▸ **DATA SEGMENT**:
++++++++++++++++++++
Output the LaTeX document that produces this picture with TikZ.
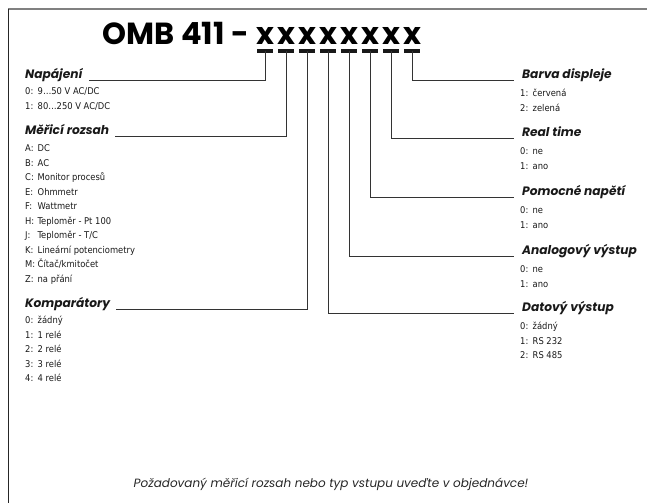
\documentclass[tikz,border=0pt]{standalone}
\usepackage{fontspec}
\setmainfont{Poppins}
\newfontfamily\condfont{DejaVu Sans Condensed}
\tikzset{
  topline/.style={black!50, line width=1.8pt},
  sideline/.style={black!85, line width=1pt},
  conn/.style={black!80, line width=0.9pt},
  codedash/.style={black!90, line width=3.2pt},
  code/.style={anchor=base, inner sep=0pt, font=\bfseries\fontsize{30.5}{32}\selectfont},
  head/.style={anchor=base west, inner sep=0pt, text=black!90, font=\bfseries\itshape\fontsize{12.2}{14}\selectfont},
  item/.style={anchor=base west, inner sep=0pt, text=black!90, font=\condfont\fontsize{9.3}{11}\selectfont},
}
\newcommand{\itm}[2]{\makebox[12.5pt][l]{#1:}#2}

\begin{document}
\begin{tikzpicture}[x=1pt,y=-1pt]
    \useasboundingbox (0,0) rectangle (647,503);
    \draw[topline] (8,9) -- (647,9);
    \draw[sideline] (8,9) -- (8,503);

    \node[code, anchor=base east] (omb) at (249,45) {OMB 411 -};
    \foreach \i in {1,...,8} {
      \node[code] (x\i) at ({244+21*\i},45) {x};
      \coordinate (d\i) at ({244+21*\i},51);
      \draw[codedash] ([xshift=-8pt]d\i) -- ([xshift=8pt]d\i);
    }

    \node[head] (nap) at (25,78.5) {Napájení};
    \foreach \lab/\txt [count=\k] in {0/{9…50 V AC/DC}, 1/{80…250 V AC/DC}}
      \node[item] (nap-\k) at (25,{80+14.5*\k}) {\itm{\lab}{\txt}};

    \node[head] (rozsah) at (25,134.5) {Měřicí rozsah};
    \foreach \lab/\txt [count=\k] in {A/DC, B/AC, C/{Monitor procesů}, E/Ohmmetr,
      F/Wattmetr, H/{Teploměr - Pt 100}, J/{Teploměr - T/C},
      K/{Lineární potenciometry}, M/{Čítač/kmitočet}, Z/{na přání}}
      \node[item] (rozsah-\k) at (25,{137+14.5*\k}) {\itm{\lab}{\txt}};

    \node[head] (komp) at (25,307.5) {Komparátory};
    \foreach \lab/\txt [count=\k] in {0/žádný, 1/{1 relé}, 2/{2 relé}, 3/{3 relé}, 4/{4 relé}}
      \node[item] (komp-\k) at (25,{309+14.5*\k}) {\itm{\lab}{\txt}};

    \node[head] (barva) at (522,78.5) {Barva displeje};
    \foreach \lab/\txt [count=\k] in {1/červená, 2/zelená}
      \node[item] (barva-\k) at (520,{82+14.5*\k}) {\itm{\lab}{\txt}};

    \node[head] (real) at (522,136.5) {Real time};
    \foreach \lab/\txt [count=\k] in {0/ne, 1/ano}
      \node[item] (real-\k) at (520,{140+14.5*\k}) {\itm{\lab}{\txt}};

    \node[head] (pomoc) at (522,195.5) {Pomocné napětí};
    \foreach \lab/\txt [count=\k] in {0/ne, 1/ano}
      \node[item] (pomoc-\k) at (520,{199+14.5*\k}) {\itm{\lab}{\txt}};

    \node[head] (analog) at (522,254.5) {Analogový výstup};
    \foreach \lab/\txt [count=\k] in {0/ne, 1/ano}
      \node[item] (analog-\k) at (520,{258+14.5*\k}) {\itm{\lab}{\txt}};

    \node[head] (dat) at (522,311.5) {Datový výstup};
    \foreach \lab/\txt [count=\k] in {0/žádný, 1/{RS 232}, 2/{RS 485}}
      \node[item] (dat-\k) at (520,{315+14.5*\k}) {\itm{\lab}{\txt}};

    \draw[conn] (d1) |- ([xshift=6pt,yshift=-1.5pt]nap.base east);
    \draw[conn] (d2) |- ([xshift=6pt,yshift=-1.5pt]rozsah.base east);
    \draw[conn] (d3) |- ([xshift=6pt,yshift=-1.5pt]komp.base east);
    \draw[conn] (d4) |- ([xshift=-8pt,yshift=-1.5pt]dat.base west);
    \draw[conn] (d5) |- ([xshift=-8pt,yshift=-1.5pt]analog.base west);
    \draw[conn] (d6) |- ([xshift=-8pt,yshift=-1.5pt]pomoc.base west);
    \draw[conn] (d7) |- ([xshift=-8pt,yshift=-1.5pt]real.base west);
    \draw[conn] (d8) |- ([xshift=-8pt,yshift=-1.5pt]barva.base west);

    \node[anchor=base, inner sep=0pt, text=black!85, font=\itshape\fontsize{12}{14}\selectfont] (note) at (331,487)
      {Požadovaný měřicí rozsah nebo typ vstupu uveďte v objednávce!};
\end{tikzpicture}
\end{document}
++++++++++++++++++++
▸ **EXERCISE**: Copy the material exactly. Do not include the pictures.

▸ **ANSWER TO THIS EXERCISE**:
Output the LaTeX document that produces this picture with TikZ.
\documentclass[tikz,border=0pt]{standalone}
\usepackage{fontspec}
\setmainfont{Poppins}
\newfontfamily\condfont{DejaVu Sans Condensed}
\tikzset{
  topline/.style={black!50, line width=1.8pt},
  sideline/.style={black!85, line width=1pt},
  conn/.style={black!80, line width=0.9pt},
  codedash/.style={black!90, line width=3.2pt},
  code/.style={anchor=base, inner sep=0pt, font=\bfseries\fontsize{30.5}{32}\selectfont},
  head/.style={anchor=base west, inner sep=0pt, text=black!90, font=\bfseries\itshape\fontsize{12.2}{14}\selectfont},
  item/.style={anchor=base west, inner sep=0pt, text=black!90, font=\condfont\fontsize{9.3}{11}\selectfont},
}
\newcommand{\itm}[2]{\makebox[12.5pt][l]{#1:}#2}

\begin{document}
\begin{tikzpicture}[x=1pt,y=-1pt]
    \useasboundingbox (0,0) rectangle (647,503);
    \draw[topline] (8,9) -- (647,9);
    \draw[sideline] (8,9) -- (8,503);

    \node[code, anchor=base east] (omb) at (249,45) {OMB 411 -};
    \foreach \i in {1,...,8} {
      \node[code] (x\i) at ({244+21*\i},45) {x};
      \coordinate (d\i) at ({244+21*\i},51);
      \draw[codedash] ([xshift=-8pt]d\i) -- ([xshift=8pt]d\i);
    }

    \node[head] (nap) at (25,78.5) {Napájení};
    \foreach \lab/\txt [count=\k] in {0/{9…50 V AC/DC}, 1/{80…250 V AC/DC}}
      \node[item] (nap-\k) at (25,{80+14.5*\k}) {\itm{\lab}{\txt}};

    \node[head] (rozsah) at (25,134.5) {Měřicí rozsah};
    \foreach \lab/\txt [count=\k] in {A/DC, B/AC, C/{Monitor procesů}, E/Ohmmetr,
      F/Wattmetr, H/{Teploměr - Pt 100}, J/{Teploměr - T/C},
      K/{Lineární potenciometry}, M/{Čítač/kmitočet}, Z/{na přání}}
      \node[item] (rozsah-\k) at (25,{137+14.5*\k}) {\itm{\lab}{\txt}};

    \node[head] (komp) at (25,307.5) {Komparátory};
    \foreach \lab/\txt [count=\k] in {0/žádný, 1/{1 relé}, 2/{2 relé}, 3/{3 relé}, 4/{4 relé}}
      \node[item] (komp-\k) at (25,{309+14.5*\k}) {\itm{\lab}{\txt}};

    \node[head] (barva) at (522,78.5) {Barva displeje};
    \foreach \lab/\txt [count=\k] in {1/červená, 2/zelená}
      \node[item] (barva-\k) at (520,{82+14.5*\k}) {\itm{\lab}{\txt}};

    \node[head] (real) at (522,136.5) {Real time};
    \foreach \lab/\txt [count=\k] in {0/ne, 1/ano}
      \node[item] (real-\k) at (520,{140+14.5*\k}) {\itm{\lab}{\txt}};

    \node[head] (pomoc) at (522,195.5) {Pomocné napětí};
    \foreach \lab/\txt [count=\k] in {0/ne, 1/ano}
      \node[item] (pomoc-\k) at (520,{199+14.5*\k}) {\itm{\lab}{\txt}};

    \node[head] (analog) at (522,254.5) {Analogový výstup};
    \foreach \lab/\txt [count=\k] in {0/ne, 1/ano}
      \node[item] (analog-\k) at (520,{258+14.5*\k}) {\itm{\lab}{\txt}};

    \node[head] (dat) at (522,311.5) {Datový výstup};
    \foreach \lab/\txt [count=\k] in {0/žádný, 1/{RS 232}, 2/{RS 485}}
      \node[item] (dat-\k) at (520,{315+14.5*\k}) {\itm{\lab}{\txt}};

    \draw[conn] (d1) |- ([xshift=6pt,yshift=-1.5pt]nap.base east);
    \draw[conn] (d2) |- ([xshift=6pt,yshift=-1.5pt]rozsah.base east);
    \draw[conn] (d3) |- ([xshift=6pt,yshift=-1.5pt]komp.base east);
    \draw[conn] (d4) |- ([xshift=-8pt,yshift=-1.5pt]dat.base west);
    \draw[conn] (d5) |- ([xshift=-8pt,yshift=-1.5pt]analog.base west);
    \draw[conn] (d6) |- ([xshift=-8pt,yshift=-1.5pt]pomoc.base west);
    \draw[conn] (d7) |- ([xshift=-8pt,yshift=-1.5pt]real.base west);
    \draw[conn] (d8) |- ([xshift=-8pt,yshift=-1.5pt]barva.base west);

    \node[anchor=base, inner sep=0pt, text=black!85, font=\itshape\fontsize{12}{14}\selectfont] (note) at (331,487)
      {Požadovaný měřicí rozsah nebo typ vstupu uveďte v objednávce!};
\end{tikzpicture}
\end{document}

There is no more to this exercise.